**** COLLECTED DATA ****

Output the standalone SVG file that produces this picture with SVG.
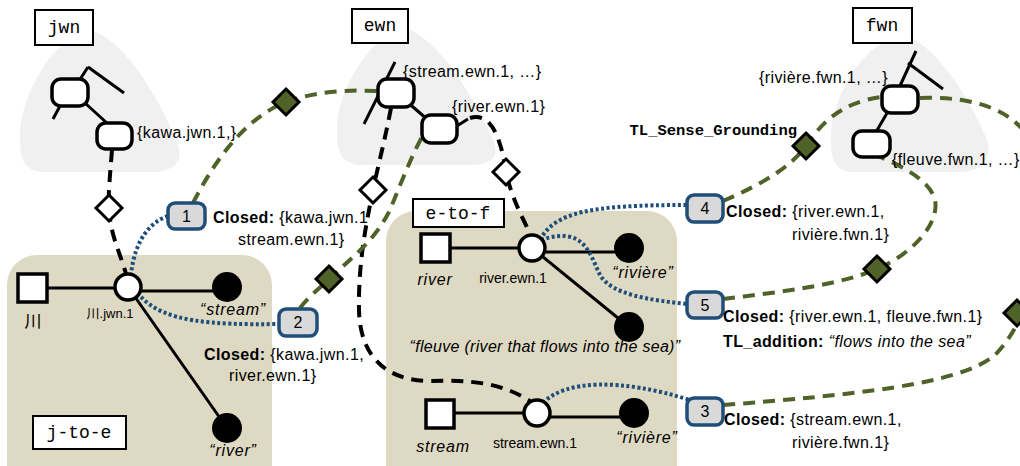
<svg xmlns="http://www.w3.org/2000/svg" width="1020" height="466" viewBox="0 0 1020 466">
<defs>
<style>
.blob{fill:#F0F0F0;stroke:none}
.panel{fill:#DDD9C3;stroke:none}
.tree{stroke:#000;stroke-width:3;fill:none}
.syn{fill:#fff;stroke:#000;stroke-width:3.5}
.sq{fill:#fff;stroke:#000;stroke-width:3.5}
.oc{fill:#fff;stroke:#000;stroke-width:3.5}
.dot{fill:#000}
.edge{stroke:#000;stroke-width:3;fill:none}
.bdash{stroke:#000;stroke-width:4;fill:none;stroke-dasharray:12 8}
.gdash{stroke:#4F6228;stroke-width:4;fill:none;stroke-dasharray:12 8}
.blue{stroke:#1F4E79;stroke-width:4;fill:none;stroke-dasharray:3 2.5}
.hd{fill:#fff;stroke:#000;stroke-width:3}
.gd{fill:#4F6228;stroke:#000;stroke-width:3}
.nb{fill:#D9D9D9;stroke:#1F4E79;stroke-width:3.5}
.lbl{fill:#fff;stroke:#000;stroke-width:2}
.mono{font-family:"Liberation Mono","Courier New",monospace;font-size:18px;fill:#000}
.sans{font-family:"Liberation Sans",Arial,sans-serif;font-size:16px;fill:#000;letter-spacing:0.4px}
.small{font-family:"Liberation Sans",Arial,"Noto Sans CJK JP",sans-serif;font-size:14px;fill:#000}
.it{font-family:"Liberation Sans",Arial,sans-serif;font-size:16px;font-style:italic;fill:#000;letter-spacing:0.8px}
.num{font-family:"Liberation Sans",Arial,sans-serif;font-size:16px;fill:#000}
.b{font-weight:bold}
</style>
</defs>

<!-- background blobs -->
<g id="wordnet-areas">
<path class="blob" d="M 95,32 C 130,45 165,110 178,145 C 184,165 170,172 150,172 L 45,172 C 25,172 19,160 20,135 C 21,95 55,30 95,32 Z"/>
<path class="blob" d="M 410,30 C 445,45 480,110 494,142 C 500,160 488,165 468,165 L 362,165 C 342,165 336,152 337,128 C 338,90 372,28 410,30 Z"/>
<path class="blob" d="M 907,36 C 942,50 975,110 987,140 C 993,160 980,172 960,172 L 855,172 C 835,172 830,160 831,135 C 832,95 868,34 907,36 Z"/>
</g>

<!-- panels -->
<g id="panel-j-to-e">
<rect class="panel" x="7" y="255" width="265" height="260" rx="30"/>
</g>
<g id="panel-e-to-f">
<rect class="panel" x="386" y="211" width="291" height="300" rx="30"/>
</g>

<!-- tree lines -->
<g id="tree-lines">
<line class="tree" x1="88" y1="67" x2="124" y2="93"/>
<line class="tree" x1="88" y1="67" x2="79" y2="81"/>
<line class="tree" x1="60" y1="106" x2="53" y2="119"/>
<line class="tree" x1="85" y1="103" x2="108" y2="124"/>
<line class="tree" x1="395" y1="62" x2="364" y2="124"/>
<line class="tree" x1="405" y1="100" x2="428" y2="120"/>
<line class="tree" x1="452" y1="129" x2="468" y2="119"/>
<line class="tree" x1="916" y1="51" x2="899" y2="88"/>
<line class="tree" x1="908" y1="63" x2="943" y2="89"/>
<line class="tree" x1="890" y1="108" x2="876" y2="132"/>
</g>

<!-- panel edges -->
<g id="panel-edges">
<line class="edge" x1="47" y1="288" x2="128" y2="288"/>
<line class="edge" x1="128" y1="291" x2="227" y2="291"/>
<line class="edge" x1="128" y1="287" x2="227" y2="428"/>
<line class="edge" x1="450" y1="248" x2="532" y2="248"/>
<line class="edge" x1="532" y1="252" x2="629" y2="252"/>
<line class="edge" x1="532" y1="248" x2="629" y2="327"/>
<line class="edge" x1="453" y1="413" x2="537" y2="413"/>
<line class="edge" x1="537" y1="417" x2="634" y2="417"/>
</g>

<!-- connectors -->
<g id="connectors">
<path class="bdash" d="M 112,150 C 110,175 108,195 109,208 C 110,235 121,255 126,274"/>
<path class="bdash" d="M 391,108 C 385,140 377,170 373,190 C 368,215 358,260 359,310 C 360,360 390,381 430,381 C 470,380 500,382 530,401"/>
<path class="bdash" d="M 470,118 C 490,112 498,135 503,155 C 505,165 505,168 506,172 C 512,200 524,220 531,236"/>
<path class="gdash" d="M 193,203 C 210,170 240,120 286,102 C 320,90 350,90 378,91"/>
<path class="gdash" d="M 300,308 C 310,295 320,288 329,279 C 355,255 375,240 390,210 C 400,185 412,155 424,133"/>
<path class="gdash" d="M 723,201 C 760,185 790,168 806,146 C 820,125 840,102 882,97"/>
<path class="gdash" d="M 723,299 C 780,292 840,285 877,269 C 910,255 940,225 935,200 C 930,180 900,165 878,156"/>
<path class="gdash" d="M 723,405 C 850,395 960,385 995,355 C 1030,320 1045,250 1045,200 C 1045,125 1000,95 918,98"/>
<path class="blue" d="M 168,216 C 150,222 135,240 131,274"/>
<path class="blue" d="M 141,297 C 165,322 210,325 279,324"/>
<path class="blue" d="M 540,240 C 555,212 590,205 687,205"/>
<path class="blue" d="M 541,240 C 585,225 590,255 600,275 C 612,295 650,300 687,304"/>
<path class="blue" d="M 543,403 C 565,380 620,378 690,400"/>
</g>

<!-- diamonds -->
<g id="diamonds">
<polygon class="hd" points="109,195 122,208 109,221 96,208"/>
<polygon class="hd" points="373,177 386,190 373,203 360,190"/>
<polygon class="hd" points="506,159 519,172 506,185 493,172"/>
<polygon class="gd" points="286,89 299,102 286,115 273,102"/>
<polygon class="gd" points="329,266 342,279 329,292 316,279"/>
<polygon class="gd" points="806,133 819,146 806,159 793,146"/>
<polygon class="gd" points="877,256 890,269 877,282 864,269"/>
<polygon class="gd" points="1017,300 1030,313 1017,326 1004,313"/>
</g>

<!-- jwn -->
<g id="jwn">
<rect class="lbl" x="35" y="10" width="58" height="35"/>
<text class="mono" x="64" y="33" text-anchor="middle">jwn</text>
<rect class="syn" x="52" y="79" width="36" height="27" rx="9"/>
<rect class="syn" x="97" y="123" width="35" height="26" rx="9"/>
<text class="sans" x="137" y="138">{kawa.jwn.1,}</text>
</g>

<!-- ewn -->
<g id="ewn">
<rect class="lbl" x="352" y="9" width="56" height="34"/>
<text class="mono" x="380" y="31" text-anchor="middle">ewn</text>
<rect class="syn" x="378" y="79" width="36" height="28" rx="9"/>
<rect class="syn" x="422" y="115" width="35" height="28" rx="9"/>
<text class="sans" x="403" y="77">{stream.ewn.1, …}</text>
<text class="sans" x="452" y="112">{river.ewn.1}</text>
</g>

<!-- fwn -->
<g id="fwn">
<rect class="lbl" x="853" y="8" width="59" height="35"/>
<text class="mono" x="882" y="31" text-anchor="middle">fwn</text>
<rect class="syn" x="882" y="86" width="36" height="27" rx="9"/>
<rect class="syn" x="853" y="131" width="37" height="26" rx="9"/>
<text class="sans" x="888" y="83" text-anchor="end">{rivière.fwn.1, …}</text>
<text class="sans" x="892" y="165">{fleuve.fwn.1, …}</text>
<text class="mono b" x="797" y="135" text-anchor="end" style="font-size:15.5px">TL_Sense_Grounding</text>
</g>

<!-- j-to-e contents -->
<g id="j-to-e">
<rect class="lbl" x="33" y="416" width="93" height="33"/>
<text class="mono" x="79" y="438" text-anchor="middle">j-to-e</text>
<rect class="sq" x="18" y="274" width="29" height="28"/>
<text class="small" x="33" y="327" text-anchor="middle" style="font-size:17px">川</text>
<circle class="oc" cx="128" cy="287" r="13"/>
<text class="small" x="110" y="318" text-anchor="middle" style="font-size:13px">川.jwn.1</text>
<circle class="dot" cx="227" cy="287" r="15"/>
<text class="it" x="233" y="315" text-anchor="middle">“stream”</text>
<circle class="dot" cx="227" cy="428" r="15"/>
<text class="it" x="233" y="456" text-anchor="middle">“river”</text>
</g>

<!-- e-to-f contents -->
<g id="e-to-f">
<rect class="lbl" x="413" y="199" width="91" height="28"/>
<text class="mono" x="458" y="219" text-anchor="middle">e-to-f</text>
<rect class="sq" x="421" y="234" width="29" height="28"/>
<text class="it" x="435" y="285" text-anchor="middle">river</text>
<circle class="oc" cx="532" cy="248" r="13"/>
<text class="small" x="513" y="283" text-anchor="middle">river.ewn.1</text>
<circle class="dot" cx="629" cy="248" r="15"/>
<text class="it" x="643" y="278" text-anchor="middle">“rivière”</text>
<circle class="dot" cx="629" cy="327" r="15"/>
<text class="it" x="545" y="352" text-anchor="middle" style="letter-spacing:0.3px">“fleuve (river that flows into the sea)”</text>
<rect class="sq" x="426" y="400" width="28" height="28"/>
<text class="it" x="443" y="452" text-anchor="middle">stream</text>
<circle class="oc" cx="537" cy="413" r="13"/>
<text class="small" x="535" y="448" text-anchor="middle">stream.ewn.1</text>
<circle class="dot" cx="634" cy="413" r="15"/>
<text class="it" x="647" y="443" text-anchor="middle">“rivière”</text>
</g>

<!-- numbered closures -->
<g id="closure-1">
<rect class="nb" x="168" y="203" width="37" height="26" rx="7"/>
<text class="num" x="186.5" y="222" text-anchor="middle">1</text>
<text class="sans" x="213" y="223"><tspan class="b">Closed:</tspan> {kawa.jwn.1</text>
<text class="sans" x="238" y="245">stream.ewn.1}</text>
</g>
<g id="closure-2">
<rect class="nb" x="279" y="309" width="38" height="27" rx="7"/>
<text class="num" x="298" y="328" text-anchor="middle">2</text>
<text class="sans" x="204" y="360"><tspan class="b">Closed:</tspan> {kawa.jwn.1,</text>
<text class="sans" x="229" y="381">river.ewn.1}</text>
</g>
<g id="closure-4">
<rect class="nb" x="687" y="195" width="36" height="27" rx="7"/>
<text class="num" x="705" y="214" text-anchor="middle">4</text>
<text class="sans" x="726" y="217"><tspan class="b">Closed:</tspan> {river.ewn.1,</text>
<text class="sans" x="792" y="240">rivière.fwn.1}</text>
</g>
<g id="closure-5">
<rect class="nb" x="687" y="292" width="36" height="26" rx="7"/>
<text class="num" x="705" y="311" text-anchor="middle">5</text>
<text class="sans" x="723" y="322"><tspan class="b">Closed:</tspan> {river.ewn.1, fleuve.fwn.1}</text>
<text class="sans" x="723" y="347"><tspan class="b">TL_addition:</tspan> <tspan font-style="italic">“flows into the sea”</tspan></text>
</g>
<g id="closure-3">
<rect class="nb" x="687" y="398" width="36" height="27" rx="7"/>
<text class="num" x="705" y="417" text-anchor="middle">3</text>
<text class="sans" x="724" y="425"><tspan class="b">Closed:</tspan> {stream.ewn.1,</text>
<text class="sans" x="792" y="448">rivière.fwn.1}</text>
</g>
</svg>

****

TASK INSTRUCTIONS
Copy all lines of the material above where the string "that" occurs.

TASK RESPONSE
Output the standalone SVG file that produces this picture with SVG.
<text class="it" x="545" y="352" text-anchor="middle" style="letter-spacing:0.3px">“fleuve (river that flows into the sea)”</text>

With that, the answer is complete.